While they can be somewhat expensive, tiers are what consumers must pay extra to obtain for their favorite programs, while accepting many others they do not want. Competition in wire-line overbuilds never really materialized to any significant degree due to the high cost of infrastructure build-outs, programming, and overhead. DBS came along with the answer to that problem with terrestrial Satellite programming that consequently filled the gap of the underserved while creating the only programming competition wire-line operators have seen to date.

The Telecommunications Act of 1996 created, more than anything else, the sharing of networks by incumbent phone companies. They had to sell their network connections to competitors thereby creating competition in the local and long distance markets. Now that land-line communications has been replaced by a mobile industry, the ATT’s, and Verizon’s are finally upgrading their networks to enter the Broadband and Content arenas. However, this is proliferating at a woefully slow pace without a significant dent in the overall market.

Fast forward to today, and due to years of deregulation, you have a closed infrastructure consisting of a few large operators, Comcast, and Time Warner Cable with the ATT’s and Verizon with both comprising an insignificant market share of wire-line competition in the highly populated suburban areas. But you can’t blame cable companies for taking steps to eliminate competition and protect their territories; Wall Street demands it.

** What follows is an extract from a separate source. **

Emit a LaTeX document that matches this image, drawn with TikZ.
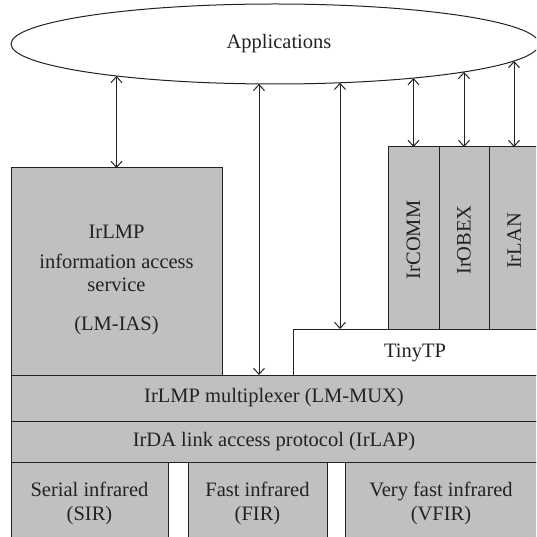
\documentclass[tikz,border=0pt]{standalone}
\usepackage{fontspec}
\setmainfont{Liberation Serif}
\usetikzlibrary{shapes.geometric,arrows.meta}
\definecolor{boxgray}{HTML}{C0C0C0}
\definecolor{ink}{HTML}{222222}
\begin{document}
\begin{tikzpicture}[x=1pt,y=-1pt,
  layer/.style={draw=ink, line width=1pt, fill=boxgray, anchor=north west, inner sep=0pt, outer sep=0pt},
  txt/.style={text=ink, font=\fontsize{20.5}{24}\selectfont, inner sep=0pt},
  link/.style={draw=ink, line width=1pt, {Straight Barb[length=6pt,width=11pt]}-{Straight Barb[length=6pt,width=11pt]}}]
\useasboundingbox (0,0) rectangle (536,537);
\clip (0,0) rectangle (536,537);
% application ellipse
\node[ellipse, draw=ink, line width=1pt, minimum width=528pt, minimum height=80pt, inner sep=0pt, outer sep=0pt] (app) at (275,44) {};
\node[txt] (appt) at (279,44) {Applications};
% layers
\node[layer, minimum width=211pt, minimum height=207pt] (ias) at (11,168) {};
\node[layer, fill=white, minimum width=254pt, minimum height=46pt] (tinytp) at (293,329) {};
\node[layer, minimum width=51pt, minimum height=182pt] (ircomm) at (388,147) {};
\node[layer, minimum width=50pt, minimum height=182pt] (irobex) at (439,147) {};
\node[layer, minimum width=58pt, minimum height=182pt] (irlan) at (489,147) {};
\node[layer, minimum width=536pt, minimum height=46pt] (mux) at (11,375) {};
\node[layer, minimum width=536pt, minimum height=41pt] (lap) at (11,421) {};
\node[layer, minimum width=157pt, minimum height=90pt] (sir) at (11,462) {};
\node[layer, minimum width=139pt, minimum height=90pt] (fir) at (188,462) {};
\node[layer, minimum width=200pt, minimum height=90pt] (vfir) at (345,462) {};
% texts
\node[txt, anchor=base] (ias1) at (116.5,238) {IrLMP};
\node[txt, anchor=base] (ias2) at (116.5,268) {information access};
\node[txt, anchor=base] (ias3) at (116.5,291) {service};
\node[txt, anchor=base] (ias4) at (116.5,330) {(LM-IAS)};
\node[txt] (tinyt) at (415,353) {TinyTP};
\node[txt, rotate=90] (commt) at (413.5,240) {IrCOMM};
\node[txt, rotate=90] (obext) at (464,240) {IrOBEX};
\node[txt, rotate=90] (lant) at (514,241) {IrLAN};
\node[txt] (muxt) at (274,398) {IrLMP multiplexer (LM-MUX)};
\node[txt] (lapt) at (274,442) {IrDA link access protocol (IrLAP)};
\node[txt, anchor=base] (sir1) at (89.5,496) {Serial infrared};
\node[txt, anchor=base] (sir2) at (89.5,520) {(SIR)};
\node[txt, anchor=base] (fir1) at (257.5,496) {Fast infrared};
\node[txt, anchor=base] (fir2) at (257.5,520) {(FIR)};
\node[txt, anchor=base] (vfir1) at (441,496) {Very fast infrared};
\node[txt, anchor=base] (vfir2) at (441,520) {(VFIR)};
% points on the ellipse
\coordinate (e1) at (116.5,75.9);
\coordinate (e2) at (259,83.9);
\coordinate (e3) at (340,82.8);
\coordinate (e4) at (413.5,78.1);
\coordinate (e5) at (464,71.9);
\coordinate (e6) at (514,61.0);
% connectors
\draw[link] (e1) -- (ias.north);
\draw[link] (e2) -- (mux.north -| e2);
\draw[link] (e3) -- (tinytp.north -| e3);
\draw[link] (e4) -- (ircomm.north);
\draw[link] (e5) -- (irobex.north);
\draw[link] (e6) -- (irlan.north -| e6);
\end{tikzpicture}
\end{document}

To solve the problem the FCC will have to look at (network sharing), and with a current closed network which is under built to handle a shared capacity, or more significantly, their current customer demands. Maybe the FCC can look at a Broadband (Super Highway), like our Interstate Highway System, making a pipeline to share with all competitors, but who would build it out, and at what cost. A competitive infrastructure is the right solution.